Keywords: Java | URL Encoding | URI Class | Special Characters | RFC 2396
Abstract: This article provides an in-depth exploration of URL encoding principles and practices in Java. By analyzing the RFC 2396 specification, it explains the differences in encoding rules for various URL components, particularly the distinct handling of spaces and plus signs in paths versus query parameters. The focus is on the correct method of component-level encoding using the multi-argument constructors of the URI class, contrasted with common misuse of the URLEncoder class. Complete code examples demonstrate how to construct and decode standards-compliant URLs, while discussing common encoding errors and their solutions to help developers avoid server parsing issues.
Fundamental Principles and Specifications of URL Encoding
URL encoding is a fundamental technique in web development, primarily aimed at ensuring that special characters in URLs can be transmitted safely and parsed correctly. According to the RFC 2396 specification, a complete URL always exists in its encoded form, meaning developers must handle each component (such as scheme, host, path, query parameters, etc.) separately, with each having its specific encoding rules.
Implementation of URL Encoding in Java
In Java, the URI class is the correct choice for implementing URL encoding. Contrary to common misconceptions, the URLEncoder class is designed for HTML form encoding, not URL encoding. Misusing URLEncoder to process entire URL strings can lead to encoding issues, especially in path components where spaces may be incorrectly encoded as plus signs (+), which servers interpret as literal plus signs rather than encoded spaces.
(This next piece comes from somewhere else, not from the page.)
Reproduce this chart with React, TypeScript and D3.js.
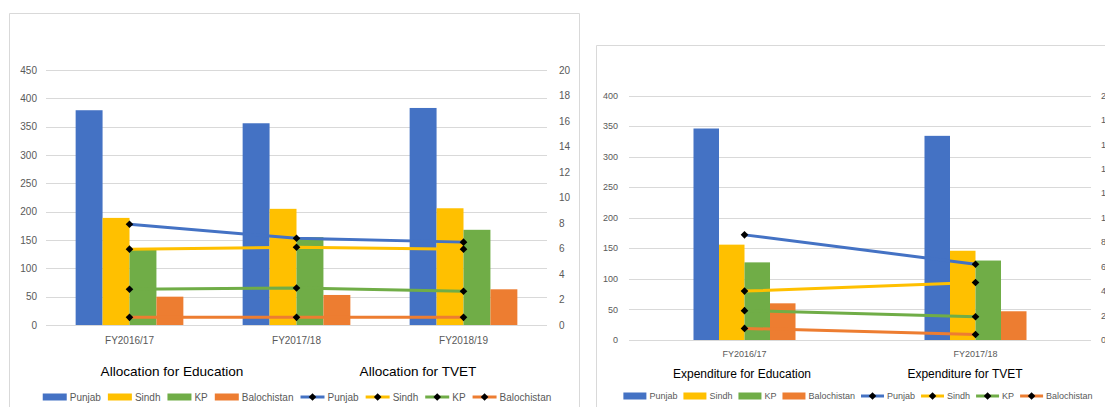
import React, { useEffect, useRef } from 'react';
import * as d3 from 'd3';

const provinces = ['Punjab', 'Sindh', 'KP', 'Balochistan'];
const provinceColors = ['#4472C4', '#FFC000', '#70AD47', '#ED7D31'];

// left panel - allocation (bars: education, left axis / lines: TVET, right axis)
const allocYears = ['FY2016/17', 'FY2017/18', 'FY2018/19'];
const allocEduPunjab = [379, 356, 383];
const allocEduSindh = [189, 205, 206];
const allocEduKP = [135, 155, 168];
const allocEduBalochistan = [50, 53, 63];
const allocTvetPunjab = [7.9, 6.8, 6.5];
const allocTvetSindh = [5.95, 6.1, 5.95];
const allocTvetKP = [2.8, 2.9, 2.65];
const allocTvetBalochistan = [0.6, 0.6, 0.6];

// right panel - expenditure
const expYears = ['FY2016/17', 'FY2017/18'];
const expEduPunjab = [346, 334];
const expEduSindh = [156, 146];
const expEduKP = [127, 130];
const expEduBalochistan = [60, 47];
const expTvetPunjab = [8.6, 6.2];
const expTvetSindh = [4.0, 4.7];
const expTvetKP = [2.4, 1.9];
const expTvetBalochistan = [0.95, 0.45];

const allocTitles = ['Allocation for Education', 'Allocation for TVET'];
const expTitles = ['Expenditure for Education', 'Expenditure for TVET'];

const FONT = '"Liberation Sans", Arial, sans-serif';
const GRID = '#D9D9D9';
const TEXT = '#595959';

const panels = [
  {
    years: allocYears,
    bars: [allocEduPunjab, allocEduSindh, allocEduKP, allocEduBalochistan],
    lines: [allocTvetPunjab, allocTvetSindh, allocTvetKP, allocTvetBalochistan],
    titles: allocTitles,
    titleX: [172, 418],
    frame: { x: 9.5, y: 13.5, w: 570 },
    plot: { left: 46, right: 547, top: 70, bottom: 325 },
    leftMax: 450,
    rightMax: 20,
    groupFrac: 0.645,
    tickFont: 10,
    leftLabelX: 37,
    rightLabelX: 559,
    catLabelY: 340,
    titleFont: 13.6,
    titleY: 371.5,
    legendFont: 10,
    legendY: 397,
    legendCenter: 297,
    keyW: 24,
    keyH: 7,
    itemGap: 7,
  },
  {
    years: expYears,
    bars: [expEduPunjab, expEduSindh, expEduKP, expEduBalochistan],
    lines: [expTvetPunjab, expTvetSindh, expTvetKP, expTvetBalochistan],
    titles: expTitles,
    titleX: [742, 965],
    frame: { x: 596.5, y: 45.5, w: 600 },
    plot: { left: 629, right: 1091, top: 95.5, bottom: 340 },
    leftMax: 400,
    rightMax: 20,
    groupFrac: 0.4416,
    tickFont: 9,
    leftLabelX: 618,
    rightLabelX: 1101,
    catLabelY: 354,
    titleFont: 12,
    titleY: 374,
    legendFont: 9,
    legendY: 396,
    legendCenter: 858,
    keyW: 23,
    keyH: 7,
    itemGap: 6,
  },
];

const diamond = (r: number) => `M0,${-r}L${r},0L0,${r}L${-r},0Z`;

function drawPanel(svg: any, p: any) {
  const g = svg.append('g');

  // chart frame (bottom is off-page)
  g.append('path')
    .attr('d', `M${p.frame.x},420V${p.frame.y}H${p.frame.x + p.frame.w}V420`)
    .attr('fill', 'none')
    .attr('stroke', GRID)
    .attr('stroke-width', 1);

  const x0 = d3.scaleBand().domain(p.years).range([p.plot.left, p.plot.right]);
  const bw = x0.bandwidth();
  const groupW = bw * p.groupFrac;
  const x1 = d3.scaleBand().domain(provinces).range([0, groupW]);
  const yL = d3.scaleLinear().domain([0, p.leftMax]).range([p.plot.bottom, p.plot.top]);
  const yR = d3.scaleLinear().domain([0, p.rightMax]).range([p.plot.bottom, p.plot.top]);

  const leftTicks = d3.range(0, p.leftMax + 1, 50);
  const rightTicks = d3.range(0, p.rightMax + 1, 2);

  // gridlines
  g.selectAll('.grid')
    .data(leftTicks)
    .join('line')
    .attr('x1', p.plot.left)
    .attr('x2', p.plot.right)
    .attr('y1', d => Math.round(yL(d)) + 0.5)
    .attr('y2', d => Math.round(yL(d)) + 0.5)
    .attr('stroke', GRID)
    .attr('stroke-width', 1);

  // left axis labels
  g.selectAll('.ltick')
    .data(leftTicks)
    .join('text')
    .attr('x', p.leftLabelX)
    .attr('y', d => yL(d))
    .attr('dy', '0.35em')
    .attr('text-anchor', 'end')
    .attr('font-size', p.tickFont)
    .attr('font-family', FONT)
    .attr('fill', TEXT)
    .text(d => d);

  // right axis labels
  g.selectAll('.rtick')
    .data(rightTicks)
    .join('text')
    .attr('x', p.rightLabelX)
    .attr('y', d => yR(d))
    .attr('dy', '0.35em')
    .attr('text-anchor', 'start')
    .attr('font-size', p.tickFont)
    .attr('font-family', FONT)
    .attr('fill', TEXT)
    .text(d => d);

  // bars
  provinces.forEach((prov, i) => {
    g.append('g')
      .selectAll('rect')
      .data(p.years.map((yr: string, j: number) => ({ yr, v: p.bars[i][j] })))
      .join('rect')
      .attr('x', (d: any) => (x0(d.yr) as number) + (bw - groupW) / 2 + (x1(prov) as number))
      .attr('y', (d: any) => yL(d.v))
      .attr('width', x1.bandwidth())
      .attr('height', (d: any) => yL(0) - yL(d.v))
      .attr('fill', provinceColors[i]);
  });

  // lines
  const line = d3
    .line<any>()
    .x(d => (x0(d.yr) as number) + bw / 2)
    .y(d => yR(d.v));

  provinces.forEach((prov, i) => {
    const pts = p.years.map((yr: string, j: number) => ({ yr, v: p.lines[i][j] }));
    g.append('path')
      .datum(pts)
      .attr('d', line)
      .attr('fill', 'none')
      .attr('stroke', provinceColors[i])
      .attr('stroke-width', 3)
      .attr('stroke-linecap', 'round');
    g.append('g')
      .selectAll('path')
      .data(pts)
      .join('path')
      .attr('transform', (d: any) => `translate(${(x0(d.yr) as number) + bw / 2},${yR(d.v)})`)
      .attr('d', diamond(3.8))
      .attr('fill', '#000');
  });

  // category labels
  g.selectAll('.cat')
    .data(p.years)
    .join('text')
    .attr('x', (d: any) => (x0(d) as number) + bw / 2)
    .attr('y', p.catLabelY)
    .attr('dy', '0.35em')
    .attr('text-anchor', 'middle')
    .attr('font-size', p.tickFont)
    .attr('font-family', FONT)
    .attr('fill', TEXT)
    .text((d: any) => d);

  // titles
  p.titles.forEach((t: string, i: number) => {
    g.append('text')
      .attr('x', p.titleX[i])
      .attr('y', p.titleY)
      .attr('dy', '0.35em')
      .attr('text-anchor', 'middle')
      .attr('font-size', p.titleFont)
      .attr('font-family', FONT)
      .attr('fill', '#000')
      .text(t);
  });

  // legend: 4 bar keys then 4 line keys, laid out by measured text width
  const leg = g.append('g');
  let cx = 0;
  [0, 1].forEach(kind => {
    provinces.forEach((prov, i) => {
      if (kind === 0) {
        leg.append('rect')
          .attr('x', cx)
          .attr('y', p.legendY - p.keyH / 2)
          .attr('width', p.keyW)
          .attr('height', p.keyH)
          .attr('fill', provinceColors[i]);
      } else {
        leg.append('line')
          .attr('x1', cx)
          .attr('x2', cx + p.keyW)
          .attr('y1', p.legendY)
          .attr('y2', p.legendY)
          .attr('stroke', provinceColors[i])
          .attr('stroke-width', 3);
        leg.append('path')
          .attr('transform', `translate(${cx + p.keyW / 2},${p.legendY})`)
          .attr('d', diamond(3.8))
          .attr('fill', '#000');
      }
      cx += p.keyW + 3;
      const t = leg.append('text')
        .attr('x', cx)
        .attr('y', p.legendY)
        .attr('dy', '0.35em')
        .attr('font-size', p.legendFont)
        .attr('font-family', FONT)
        .attr('fill', TEXT)
        .text(prov);
      cx += (t.node() as SVGTextElement).getComputedTextLength() + p.itemGap;
    });
  });
  const total = cx - p.itemGap;
  leg.attr('transform', `translate(${p.legendCenter - total / 2},0)`);
}

const App = () => {
  const svgRef = useRef<SVGSVGElement>(null);

  useEffect(() => {
    const svg = d3.select(svgRef.current);
    svg.selectAll('*').remove();
    panels.forEach(p => drawPanel(svg, p));
  }, []);

  return (
    <div style={{ position: 'absolute', left: 0, top: 0 }}>
      <svg ref={svgRef} width={1105} height={407} style={{ display: 'block', background: '#fff' }} />
    </div>
  );
};

export default App;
Practical Methods Using the URI Class
The proper way to construct a URL is through the multi-argument constructors of the URI class, passing each URL component as an independent string. The following code example demonstrates how to correctly build a URL containing special characters:
import java.net.URI;
import java.net.URISyntaxException;
public class URLEncodingExample {
public static void main(String[] args) {
try {
// Correct: Using URI's multi-argument constructor
URI uri = new URI("https", "example.com", "/path with spaces", "query=value&another=param", null);
String encodedURL = uri.toASCIIString();
System.out.println("Encoded URL: " + encodedURL);
// Output: https://example.com/path%20with%20spaces?query=value&another=param
// Decoding example
URI decodedURI = new URI(encodedURL);
System.out.println("Decoded path: " + decodedURI.getPath());
// Output: /path with spaces
} catch (URISyntaxException e) {
e.printStackTrace();
}
}
}
This approach ensures that each component is encoded according to its own rules: spaces in the path are encoded as "%20", while special characters like & and = in query parameters are preserved or appropriately encoded.
Common Errors and Solutions
A frequent mistake is attempting to concatenate unencoded URL strings and then applying URLEncoder for overall encoding. The following code illustrates this error and its correction:
// Incorrect example: Using URLEncoder on a complete URL
String incorrectURL = "https://example.com/path with spaces?query=value&another=param";
String incorrectlyEncoded = URLEncoder.encode(incorrectURL, "UTF-8");
// Result: https%3A%2F%2Fexample.com%2Fpath+with+spaces%3Fquery%3Dvalue%26another%3Dparam
// Issue: Spaces in the path are incorrectly encoded as +, and the entire URL is over-encoded
// Correct approach: Handle components separately
String scheme = "https";
String host = "example.com";
String path = "/path with spaces";
String query = "query=value&another=param";
URI correctURI = new URI(scheme, host, path, query, null);
String correctlyEncoded = correctURI.toASCIIString();
// Result: https://example.com/path%20with%20spaces?query=value&another=param
Component-Specific Encoding Rules
Encoding rules vary significantly across different URL components. In query parameters, the plus sign (+) is reserved to represent spaces, whereas in path components, it has no special meaning, and spaces must be encoded as "%20". This distinction is a primary cause of encoding errors, underscoring the importance of component-level encoding.
Summary and Best Practices
For URL encoding in Java, always use the URI class for component-level processing and avoid the URLEncoder class. By adhering to RFC specifications and understanding the differences in encoding rules across components, developers can construct URLs that comply with standards and are correctly parsed by servers. The code examples and methods provided in this article offer reliable technical guidance for addressing special character issues in URLs.